Editor’s Note: Alan Khazei is co-founder of the national service nonprofit City Year, Service Year Alliance and Democracy Entrepreneurs. He served on the Commission on National and Community Service and is a candidate for Congress in Massachusetts’ 4th district. Cornell William Brooks is Hauser Professor of the Practice of Nonprofit Organizations and professor of the Practice of Public Leadership and Social Justice at the Harvard Kennedy School and director of The William Monroe Trotter Collaborative for Social Justice at the school’s Center for Public Leadership. Brooks is the former president and CEO of the NAACP. The views expressed in this commentary belong to the authors. View more opinion at CNN.
This is an American moment for radical truth telling, precipitated by the brutal, merciless and videotaped killing of George Floyd as well as the protests in his name. Millions of Americans have taken to the streets across 50 states, the nation’s capital and around the globe to tell the unvarnished truth about police brutality and demand an end to police violence. Amid a renewed national conversation about racism, more Americans are beginning to listen and take action.
And yet with more than 18,000 police departments among 19,000 municipalities across America, implementing only local solutions to police violence will take many more years, hashtags and – unconscionably –human lives. This moment demands not incremental and local reforms, but the national will and moral urgency for bold, decisive action. To meet this challenge, we must take the radical truth telling we hear in the streets and online into town halls, city halls, state legislatures and the capitol through the creation of an American Truth, Justice and Reconciliation Commission.
Martin Luther King Jr. warned America about the “paralysis of analysis” and that the word “wait” “has almost always meant ‘never’” when it comes to addressing systemic racism. To be clear, this commission would not be meant to delay the demands for change but rather to amplify, intensify and expedite the transformation of those demands into law, policy and cultural change.
In the days following the toppling of apartheid, South Africa’s Truth and Reconciliation Commission played a critical role in transforming its government – and society at large – from a racist regime upheld by a white minority to a democratic, Black majority-ruled nation. The commission sought to gather evidence of human rights abuses and encouraged public participation in a nationwide dialogue. While there are many differences between the fall of apartheid in South Africa and what we currently face in the US, we should uphold the essence of this process and create our own commission to openly and honestly confront the truth about our country’s racist history.
We strongly support Rep. Barbara Lee’s proposal to create a commission to examine the legacy of slavery and urge members from both parties to embrace it. Here are suggestions for how this commission could work: it should be funded by Congress with a $50 million appropriation, with members that include a diverse group of leaders with strong moral authority. That can include leaders from different faith traditions and those with diverse lived experiences, including people living in poverty, those who have experienced the harshest effects of our racist, anti-Black criminal justice system and young people who are at the forefront of calling for change.

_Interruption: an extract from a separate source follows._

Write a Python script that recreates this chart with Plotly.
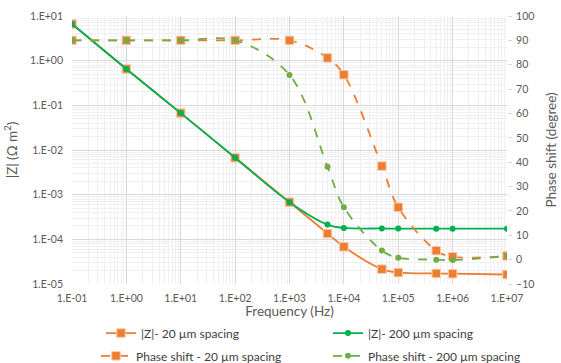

The mission of an American Truth, Justice and Reconciliation Commission should be two-fold. First, the commission would be tasked with exposing the United States’ racist structures and their negative impacts. To do this, the commission could hold public hearings across the country to hear testimonies and gather evidence from Americans of all backgrounds – rural or urban, northern or southern or professional, working class or low-income.
The ongoing narrative of the George Floyd protests – those informal stories of injustice and demands for justice shared in the demonstrations – would be turned into formal legislative testimony including stories of police brutality, citizen recommendations and the perspectives of faith communities. Through hearings in Washington and field hearings in cities across America, the commission would empower people to bear witness to police violence and speak truth to power in corridors of power. Academics and expert witnesses would also be called to weigh in to provide data and offer legal and policy analysis.
Second, the commission would be charged with delivering a set of sweeping recommendations for transformational change in our criminal justice, education, health care and economic systems. These recommendations would include new laws and regulations at the federal, state and municipal levels, as well as policies for the government and private sector to promote racial justice. The recommendations would include aggressive deadlines because talk alone is not enough.
The success of an American Truth, Justice and Reconciliation Commission will require presidential leadership and bipartisan congressional support. We are under no illusions that our current President has the disposition, inclination or credibility to lead the way. If elected, President Joe Biden could establish the commission and make it a centerpiece of his administration and leadership.
We face a moment in our country’s history that could lead to real, lasting and transformative change. But to get there, we need to harness the energy of this extraordinary awakening and create an institutional mechanism that not only keeps the momentum going, but also establishes a pathway to uncover the truths of our racially unjust society, achieve meaningful racial reconciliation and recommend sweeping changes to address systemic racism. As James Baldwin said, “Not everything that is faced can be changed, but nothing can be changed until it is faced.”